Anonymous victim of hypnotherapist Michael Johnstone requested legal and educational requirements necessary for people to become certified in practicing hypnosis, to ensure they are properly trained, capable and possess integrity. Would the committee please consider:

1) Licensure

2) Laws including hypnosis wording to protect victims

3) A governing body to oversee its use; and for help or protection in cases of abuse

4) Some basic related educational requirements or training for practitioners, and for hypnosis instructors.

This person notes that there are established organizations and instructors who teach and certify hypnosis, whose input may be valuable in setting up the licensing process, determining educational requirements, implementing any new training procedures, etc.

Anonymous victim of abuse by a hypnotherapist - She was sexually, mentally and emotionally assaulted by her hypnotherapist. She believes adding “hypnotist” to the list of other mental health providers already listed in CGS 53a–65(a) would make them legally accountable for their actions. She stated that other Connecticut citizens are still in danger of being victimized.

Pamela, a victim - Requested the addition of the word or person, “hypnotist”, to the Sexual Assault II law. The therapist she went to presented himself to her as a doctor and a psychotherapist. He videotaped her in compromising situations without her knowledge or consent and exploited her in many other ways as well. Although most people would not believe it to be true, hypnosis is actually a very powerful and real tool, and people who hypnotize others have the power to make them do things that they normally would not want to do.

There is currently no such thing as a license for hypnotherapists. Hypnotherapists can only be certified. Schools can be licensed, but the people in these schools can only be certified. A person can simply hang up a shingle and claim him or herself to be a hypnotherapist.

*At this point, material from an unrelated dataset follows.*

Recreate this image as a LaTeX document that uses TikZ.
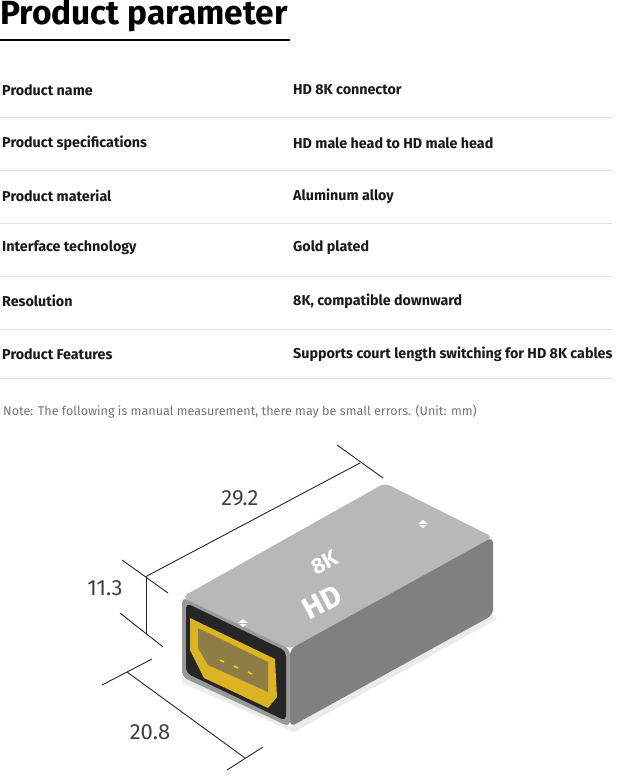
\documentclass[tikz,border=0pt]{standalone}
\usepackage{fontspec}
\setmainfont{Fira Sans}
\begin{document}
\begin{tikzpicture}[x=1pt,y=-1pt,
 lbl/.style={anchor=west,inner sep=0,font=\fontsize{14.3}{16}\selectfont\bfseries,text=black!90},
 sep/.style={draw=black!12,line width=0.6pt},
 dim/.style={draw=black!85,line width=0.9pt},
 dimtxt/.style={font=\fontsize{22}{24}\selectfont,text=black!75,inner sep=0}]
\useasboundingbox (0,0) rectangle (640,779);
\node[anchor=west,inner sep=0,font=\fontsize{33.5}{36}\selectfont\bfseries] (title) at (0,16) {Product parameter};
\draw[line width=1.5pt] (0,40) -- (290,40);
\foreach \y/\a/\b [count=\i] in {90/Product name/HD 8K connector,143/Product specifications/HD male head to HD male head,196/Product material/Aluminum alloy,248/Interface technology/Gold plated,301/Resolution/{8K, compatible downward},354/Product Features/Supports court length switching for HD 8K cables}{
 \node[lbl] (a\i) at (2,\y) {\a};
 \node[lbl] (b\i) at (293,\y) {\b};
}
\foreach \y in {117,170,223,276,329,378}{\draw[sep] (0,\y) -- (612,\y);}
\node[anchor=west,inner sep=0,font=\fontsize{12.6}{14}\selectfont,text=black!55] (note) at (3,412) {Note: The following is manual measurement, there may be small errors. (Unit: mm)};
% device
\coordinate (FTL) at (182,597); \coordinate (FTR) at (290,649);
\coordinate (FBR) at (290,727); \coordinate (FBL) at (182,677);
\coordinate (BTL) at (385,483); \coordinate (BTR) at (493,537);
\coordinate (BBR) at (493,615);
\fill[black!8] (FBL) -- (FBR) -- (BBR) -- ++(4,4) -- (294,732) -- (182,683) -- cycle;
\fill[rounded corners=6pt, fill=black!28] (FTL) -- (BTL) -- (BTR) -- (FTR) -- cycle;
\fill[rounded corners=6pt, fill=black!50] (FTR) -- (BTR) -- (BBR) -- (FBR) -- cycle;
\fill[rounded corners=6pt, fill=black!40] (FTL) -- (FTR) -- (FBR) -- (FBL) -- cycle;
\fill[rounded corners=5pt, fill=black!85] (186,603) -- (286,651) -- (286,721) -- (186,673) -- cycle;
\fill[fill=yellow!60!orange!85!black] (190,618) -- (275,659) -- (277,697) -- (268,708) -- (204,678) -- (190,650) -- cycle;
\fill[fill=yellow!60!orange!50!black] (198,628) -- (268,662) -- (268,692) -- (208,665) -- (198,648) -- cycle;
\foreach \k in {0,1,2}{\draw[yellow!70!orange,line width=1.5pt] (220+\k*14,660+\k*6) -- (224+\k*14,662+\k*6);}
\node[font=\fontsize{30}{30}\selectfont\bfseries,text=white,rotate=28,inner sep=0] (hd) at (322,602) {HD};
\node[font=\fontsize{22}{22}\selectfont\bfseries,text=white,rotate=28,inner sep=0] (k8) at (325,563) {8K};
\fill[white] (243,619) -- (238,623) -- (243,627) -- (248,623) -- cycle;
\fill[white] (423,520) -- (418,524) -- (423,528) -- (428,524) -- cycle;
\draw[black!30,line width=0.5pt] (238,623) -- (248,623) (418,524) -- (428,524);
% dimensions
\coordinate (e1a) at (122,560); \coordinate (e1b) at (168,593);
\coordinate (e2a) at (337,445); \coordinate (e2b) at (383,478);
\draw[dim] (e1a) -- (e1b) (e2a) -- (e2b);
\draw[dim] (147,576) -- (360,463);
\node[dimtxt] (d1) at (240,498) {29.2};
\draw[dim] (120,613) -- (163,647);
\draw[dim] (146,576) -- (146,634);
\node[dimtxt] (d2) at (105,588) {11.3};
\draw[dim] (102,685) -- (152,659) (227,770) -- (263,747);
\draw[dim] (127,672) -- (245,758);
\node[dimtxt] (d3) at (150,732) {20.8};
\end{tikzpicture}
\end{document}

Cynthia Lawless, Connecticut State Chapter of the National Guild of Hypnotists - Supports the bill, but requested the addition of “or who performs hypnotism for any other purposes.”

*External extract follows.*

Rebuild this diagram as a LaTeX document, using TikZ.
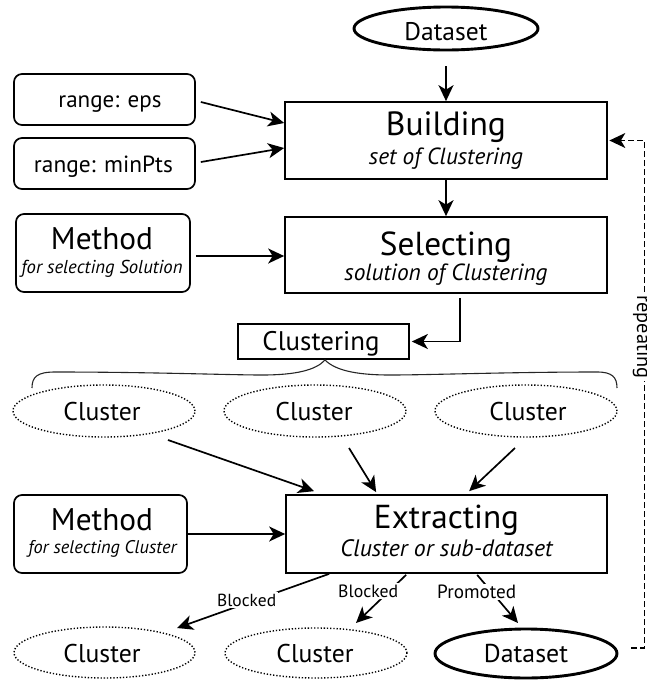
\documentclass[tikz,border=0pt]{standalone}
\usepackage{fontspec}
\setmainfont{PT Sans}
\usetikzlibrary{shapes.geometric,arrows.meta,calc}
\newcommand\tw[2]{\resizebox{#1pt}{!}{#2}}
\begin{document}
\begin{tikzpicture}[x=1pt,y=-1pt,
  box/.style={draw, rectangle, line width=1.7pt, inner sep=0pt},
  rbox/.style={box, rounded corners=8pt},
  ell/.style={ellipse, inner sep=0pt},
  dotell/.style={ell, draw, line width=1.4pt, dash pattern=on 1.3pt off 1.9pt},
  thickell/.style={ell, draw, line width=2.9pt},
  txt/.style={anchor=base, inner sep=0pt},
  arr/.style={line width=1.7pt, -{Stealth[length=16pt,width=15pt,inset=4.5pt]}},
  lbl/.style={fill=white, inner sep=1.5pt},
  dasharr/.style={arr, line width=1.3pt, dash pattern=on 6pt off 3pt}]
\useasboundingbox (0,0) rectangle (647,681);

% shapes
\node[thickell, minimum width=184pt, minimum height=43pt] (ds1) at (446,28.5) {};
\node[rbox, minimum width=181pt, minimum height=51pt] (eps) at (104.5,99.5) {};
\node[rbox, minimum width=181pt, minimum height=51pt] (minpts) at (104.5,163.5) {};
\node[box, minimum width=322pt, minimum height=77pt] (build) at (446,140.5) {};
\node[box, minimum width=322pt, minimum height=76pt] (sel) at (446,255) {};
\node[rbox, minimum width=174pt, minimum height=78pt] (meth1) at (103,253) {};
\node[box, minimum width=171pt, minimum height=35pt] (clu) at (323.5,341.5) {};
\node[dotell, minimum width=182pt, minimum height=52pt] (c1) at (104,411) {};
\node[dotell, minimum width=182pt, minimum height=52pt] (c2) at (315,411) {};
\node[dotell, minimum width=182pt, minimum height=52pt] (c3) at (526,411) {};
\node[rbox, minimum width=173pt, minimum height=78pt] (meth2) at (100.5,534) {};
\node[box, minimum width=321pt, minimum height=78pt] (ext) at (446.5,534) {};
\node[dotell, minimum width=181pt, minimum height=51pt] (c4) at (104.5,652.5) {};
\node[dotell, minimum width=182pt, minimum height=50pt] (c5) at (316,653) {};
\node[thickell, minimum width=182pt, minimum height=49pt] (ds2) at (526,653.5) {};

% texts
\node[txt] (ds1t) at (446,40) {\tw{83}{Dataset}};
\node[txt] (epst) at (110,107) {\tw{103}{range: eps}};
\node[txt] (minptst) at (103.5,172) {\tw{139}{range: minPts}};
\node[txt] (buildt) at (446,135) {\tw{120}{Building}};
\node[txt] (builds) at (446,164) {\tw{154}{\itshape set of Clustering}};
\node[txt] (selt) at (446,255) {\tw{132}{Selecting}};
\node[txt] (sels) at (446,280) {\tw{203}{\itshape solution of Clustering}};
\node[txt] (meth1t) at (102,249) {\tw{102}{Method}};
\node[txt] (meth1s) at (102,273) {\tw{161}{\itshape for selecting Solution}};
\node[txt] (clut) at (321,350) {\tw{117}{Clustering}};
\node[txt] (c1t) at (102,420) {\tw{77}{Cluster}};
\node[txt] (c2t) at (314,420) {\tw{77}{Cluster}};
\node[txt] (c3t) at (528,420) {\tw{77}{Cluster}};
\node[txt] (extt) at (446.5,528) {\tw{145}{Extracting}};
\node[txt] (exts) at (446.5,556) {\tw{212}{\itshape Cluster or sub-dataset}};
\node[txt] (meth2t) at (102,530) {\tw{102}{Method}};
\node[txt] (meth2s) at (102.5,553) {\tw{148}{\itshape for selecting Cluster}};
\node[txt] (c4t) at (102,662) {\tw{77}{Cluster}};
\node[txt] (c5t) at (315,662) {\tw{77}{Cluster}};
\node[txt] (ds2t) at (526,662) {\tw{84}{Dataset}};

% connectors
\draw[arr, shorten <=15pt] (ds1) -- (build);
\draw[arr] (build) -- (sel);
\draw[arr] ($(eps.east)+(5,2.5)$) -- ($(build.west)+(0,-17.5)$);
\draw[arr] ($(minpts.east)+(5,-1.5)$) -- ($(build.west)+(0,7.5)$);
\draw[arr] ($(meth1.east)+(5,3)$) -- ($(sel.west)+(0,1)$);
\draw[arr] ($(sel.south)+(14,4)$) |- ($(clu.east)+(2,0)$);
\draw[line width=1.1pt, black!85]
  (32,388) .. controls (32,377) and (37,372) .. (55,372)
  .. controls (150,372) and (230,375) .. (262,375)
  .. controls (296,375) and (316,370) .. (325,360)
  .. controls (335,370) and (355,375) .. (390,375)
  .. controls (430,375) and (510,372) .. (597,372)
  .. controls (612,372) and (617,377) .. (617,388);
\draw[arr] ($(c1.center)+(64,29)$) -- ($(ext.north west)+(29,-3)$);
\draw[arr] ($(c2.center)+(34,37)$) -- ($(ext.north west)+(91,-2)$);
\draw[arr] ($(c3.center)+(-11,37)$) -- ($(ext.north west)+(184,-3)$);
\draw[arr] (meth2.east) -- (ext.west);
\draw[arr] ($(ext.south west)+(44,0)$) -- node[lbl, pos=0.542, yshift=3pt] (b1) {\tw{59}{Blocked}} ($(c4.center)+(72.5,-24.5)$);
\draw[arr] ($(ext.south west)+(121,1)$) -- node[lbl, pos=0.337, xshift=-21pt] (b2) {\tw{60}{Blocked}} ($(c5.center)+(40,-30)$);
\draw[arr] ($(ext.south west)+(192,1)$) -- node[lbl, pos=0.357, xshift=-15pt] (pr) {\tw{79}{Promoted}} ($(ds2.center)+(-8,-30.5)$);
\draw[dasharr] ($(ds2.east)+(13,-5.5)$) -- ++(13,0) |- ($(build.east)+(1.5,0)$);
\node[txt, rotate=-90, fill=white, inner sep=2pt] (rep) at (637,337) {\tw{83}{repeating}};
\end{tikzpicture}
\end{document}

Catherine Gambardilla, National Guild of Hypnotists - The Guild stands behind this bill, and wants these criminals prosecuted to the full extent of the law. Since hypnosis was brought into Connecticut in 1840, no one has ever done any sexual misconduct with hypnosis. Such a clean record would not be found with physicians, doctors, psychotherapists, psychiatrists, or anyone else. This is the first time the Guild has heard something like this, and they are just as appalled by this incident as the general public. There are a lot of misconceptions about hypnosis, what it can and can't do, and this incident unfortunately makes everything worse because it only fuels the public's fear.

She, herself, is a certified hypnotherapist, but not licensed. She said that the National Guild of Hypnotists requires that to be a certified hypnotherapist, a person must study for 100 hours, practice on family and friends, and be consistently continuing his or her education throughout the time as a hypnotist. Fifteen hours continuing education a year is required. Many hypnotherapists are also licensed in other professions. There are doctors, psychiatrists and nurses, for example, who are hypnotists.

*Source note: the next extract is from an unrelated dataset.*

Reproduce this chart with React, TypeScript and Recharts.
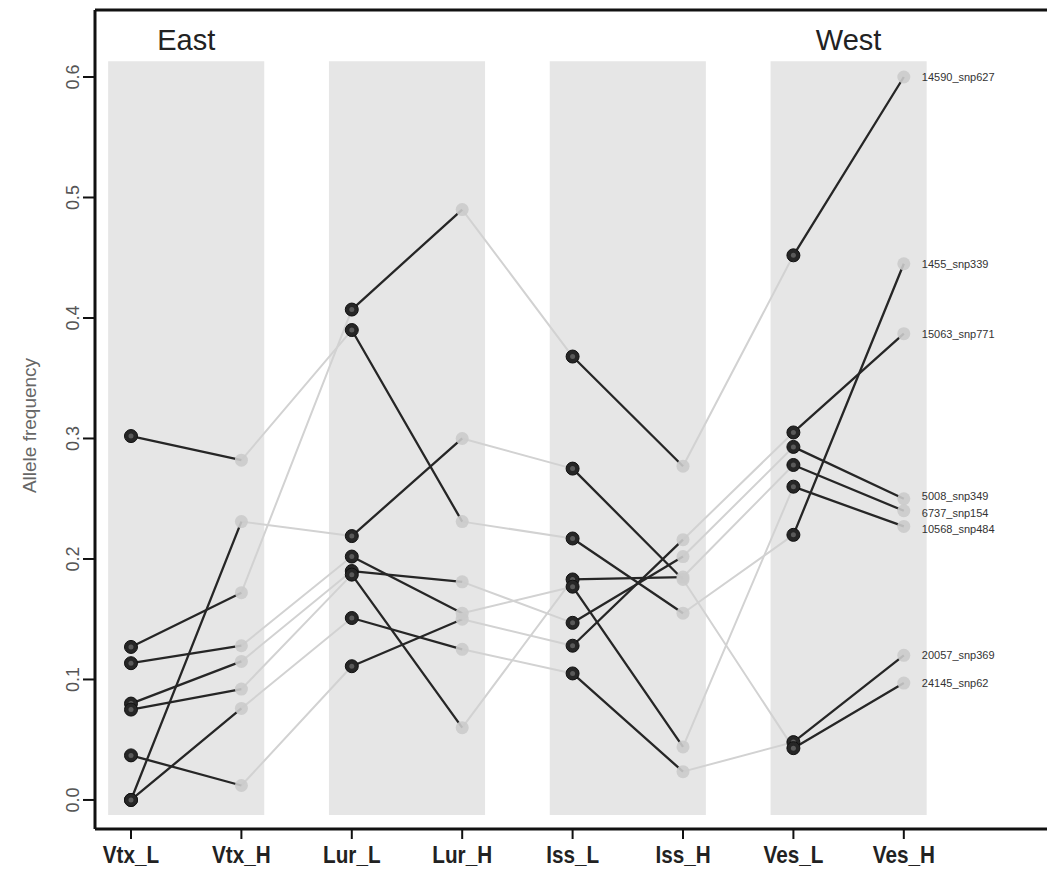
import { ComposedChart, Line, Scatter, XAxis, YAxis, ReferenceArea, ReferenceLine } from "recharts";

// populations along the x axis, in sampling order
const populations = ["Vtx_L", "Vtx_H", "Lur_L", "Lur_H", "Iss_L", "Iss_H", "Ves_L", "Ves_H"];

// allele frequency per SNP, one value per population
const snpNames = [
  "14590_snp627",
  "1455_snp339",
  "15063_snp771",
  "5008_snp349",
  "6737_snp154",
  "10568_snp484",
  "20057_snp369",
  "24145_snp62",
];
const snp14590 = [0.127, 0.172, 0.407, 0.49, 0.368, 0.277, 0.452, 0.6];
const snp1455 = [0.302, 0.282, 0.39, 0.231, 0.217, 0.155, 0.22, 0.445];
const snp15063 = [0.037, 0.012, 0.111, 0.15, 0.128, 0.216, 0.305, 0.387];
const snp5008 = [0.08, 0.115, 0.19, 0.181, 0.147, 0.202, 0.293, 0.25];
const snp6737 = [0.075, 0.092, 0.187, 0.06, 0.183, 0.185, 0.278, 0.24];
const snp10568 = [0.1135, 0.128, 0.202, 0.155, 0.177, 0.044, 0.26, 0.227];
const snp20057 = [0.0, 0.076, 0.151, 0.125, 0.105, 0.0235, 0.048, 0.12];
const snp24145 = [0.0, 0.231, 0.219, 0.3, 0.275, 0.183, 0.043, 0.097];
const snpValues = [snp14590, snp1455, snp15063, snp5008, snp6737, snp10568, snp20057, snp24145];

// label placement of the end-of-line names (slightly spread where they crowd)
const labelValues = [0.6, 0.445, 0.387, 0.252, 0.238, 0.225, 0.12, 0.097];

const regions = [
  { name: "East", x: 1.5 },
  { name: "West", x: 7.5 },
];
const yTicks = [0, 0.1, 0.2, 0.3, 0.4, 0.5, 0.6];

const X_DOMAIN: [number, number] = [0.674, 9.297];
const Y_DOMAIN: [number, number] = [-0.0241, 0.6556];
const font = "'Liberation Sans', Arial, sans-serif";

// within-population segments (L -> H), broken by a null between groups
const darkLines = snpValues.map((vals) => {
  const pts: { x: number; y: number | null }[] = [];
  for (let g = 0; g < 4; g++) {
    pts.push({ x: 2 * g + 1, y: vals[2 * g] });
    pts.push({ x: 2 * g + 2, y: vals[2 * g + 1] });
    pts.push({ x: 2 * g + 2.5, y: null });
  }
  return pts;
});

// between-population segments (H -> next L)
const lightLines = snpValues.map((vals) => {
  const pts: { x: number; y: number | null }[] = [];
  for (let g = 0; g < 3; g++) {
    pts.push({ x: 2 * g + 2, y: vals[2 * g + 1] });
    pts.push({ x: 2 * g + 3, y: vals[2 * g + 2] });
    pts.push({ x: 2 * g + 3.5, y: null });
  }
  return pts;
});

const lowPoints = snpValues.flatMap((vals) => [0, 2, 4, 6].map((i) => ({ x: i + 1, y: vals[i] })));
const highPoints = snpValues.flatMap((vals) => [1, 3, 5, 7].map((i) => ({ x: i + 1, y: vals[i] })));
const endLabels = snpNames.map((name, i) => ({ x: 8, y: labelValues[i], name }));
const regionPoints = regions.map((r) => ({ x: r.x, y: 0.631, name: r.name }));

function DarkDot({ cx, cy }: any) {
  return (
    <g>
      <circle cx={cx} cy={cy} r={6.5} fill="#262626" stroke="#111" strokeWidth={1} />
      <circle cx={cx} cy={cy} r={2.5} fill="#5a5a5a" />
    </g>
  );
}

function LightDot({ cx, cy }: any) {
  return <circle cx={cx} cy={cy} r={6.5} fill="#cbcbcb" fillOpacity={0.9} />;
}

function NameLabel({ cx, cy, payload }: any) {
  return (
    <text x={cx + 18} y={cy + 4} fontSize={11} fill="#333" fontFamily={font}>
      {payload.name}
    </text>
  );
}

function RegionLabel({ cx, cy, payload }: any) {
  return (
    <text x={cx} y={cy + 10} fontSize={29} fill="#222" textAnchor="middle" fontFamily={font}>
      {payload.name}
    </text>
  );
}

function YTick({ x, y, payload }: any) {
  const tx = x - 2;
  return (
    <text x={tx} y={y} transform={`rotate(-90, ${tx}, ${y})`} textAnchor="middle" fontSize={18} fill="#555" fontFamily={font}>
      {payload.value.toFixed(1)}
    </text>
  );
}

function XTick({ x, y, payload }: any) {
  // narrow bold lettering, as in the original figure
  return (
    <g transform={`translate(${x}, ${y + 22}) scale(0.9, 1)`}>
      <text x={0} y={0} textAnchor="middle" fontSize={23} fontWeight="bold" fill="#222" fontFamily={font}>
        {populations[payload.value - 1]}
      </text>
    </g>
  );
}

function YTitle({ viewBox }: any) {
  const x = 36;
  const y = viewBox.y + viewBox.height / 2 + 6;
  return (
    <text x={x} y={y} transform={`rotate(-90, ${x}, ${y})`} textAnchor="middle" fontSize={19} fill="#666" fontFamily={font}>
      Allele frequency
    </text>
  );
}

export default function App() {
  return (
    <div style={{ position: "absolute", left: 0, top: 0, width: 1047, height: 869, background: "#fff" }}>
      <ComposedChart width={1047} height={869} margin={{ top: 10, right: 0, bottom: 0, left: 0 }}>
        <XAxis
          type="number"
          dataKey="x"
          domain={X_DOMAIN}
          ticks={[1, 2, 3, 4, 5, 6, 7, 8]}
          allowDataOverflow
          axisLine={{ stroke: "#111", strokeWidth: 3 }}
          tickLine={{ stroke: "#111", strokeWidth: 2 }}
          tickSize={10}
          tick={<XTick />}
          height={40}
        />
        <YAxis
          type="number"
          dataKey="y"
          domain={Y_DOMAIN}
          ticks={yTicks}
          allowDataOverflow
          width={95}
          axisLine={{ stroke: "#111", strokeWidth: 3 }}
          tickLine={{ stroke: "#111", strokeWidth: 2 }}
          tickSize={12}
          tick={<YTick />}
          label={<YTitle />}
        />
        <ReferenceLine y={Y_DOMAIN[1]} stroke="#111" strokeWidth={3} />
        {[1, 3, 5, 7].map((x) => (
          <ReferenceArea key={x} x1={x - 0.207} x2={x + 1.207} y1={-0.0125} y2={0.613} fill="#e6e6e6" fillOpacity={1} stroke="none" />
        ))}
        {lightLines.map((d, i) => (
          <Line key={`l${i}`} data={d} dataKey="y" stroke="#d2d2d2" strokeWidth={2} dot={false} isAnimationActive={false} />
        ))}
        <Scatter data={highPoints} shape={<LightDot />} isAnimationActive={false} />
        {darkLines.map((d, i) => (
          <Line key={`d${i}`} data={d} dataKey="y" stroke="#262626" strokeWidth={2.3} dot={false} isAnimationActive={false} />
        ))}
        <Scatter data={lowPoints} shape={<DarkDot />} isAnimationActive={false} />
        <Scatter data={endLabels} shape={<NameLabel />} isAnimationActive={false} />
        <Scatter data={regionPoints} shape={<RegionLabel />} isAnimationActive={false} />
      </ComposedChart>
    </div>
  );
}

John W. Olsen, President, CT AFL-CIO (represents hypnotists who are organized by OPEIU Local 104). He stated that they are interested in this legislation and have suggested that the following language be added to Sec. 53a-71 of the Connecticut General Statutes:

“or (11) the actor is a person who has engaged in the practice of hypnotism, hypnotherapy or self-hypnotism instruction and such other person is a recipient of hypnotism, hypnotherapy or self-hypnotism instruction from the actor and (A) a client of the actor and the sexual intercourse occurs during a hypnotic session, (B) a client or former client of the actor and such client or former client is emotionally dependent upon the actor by virtue of trust developed through the hypnotic relationship, or (C) a client or former client of the actor and the actor accomplishes the sexual intercourse by means of false representation that the sexual intercourse is for a bona fide hypnotic or therapeutic purpose.”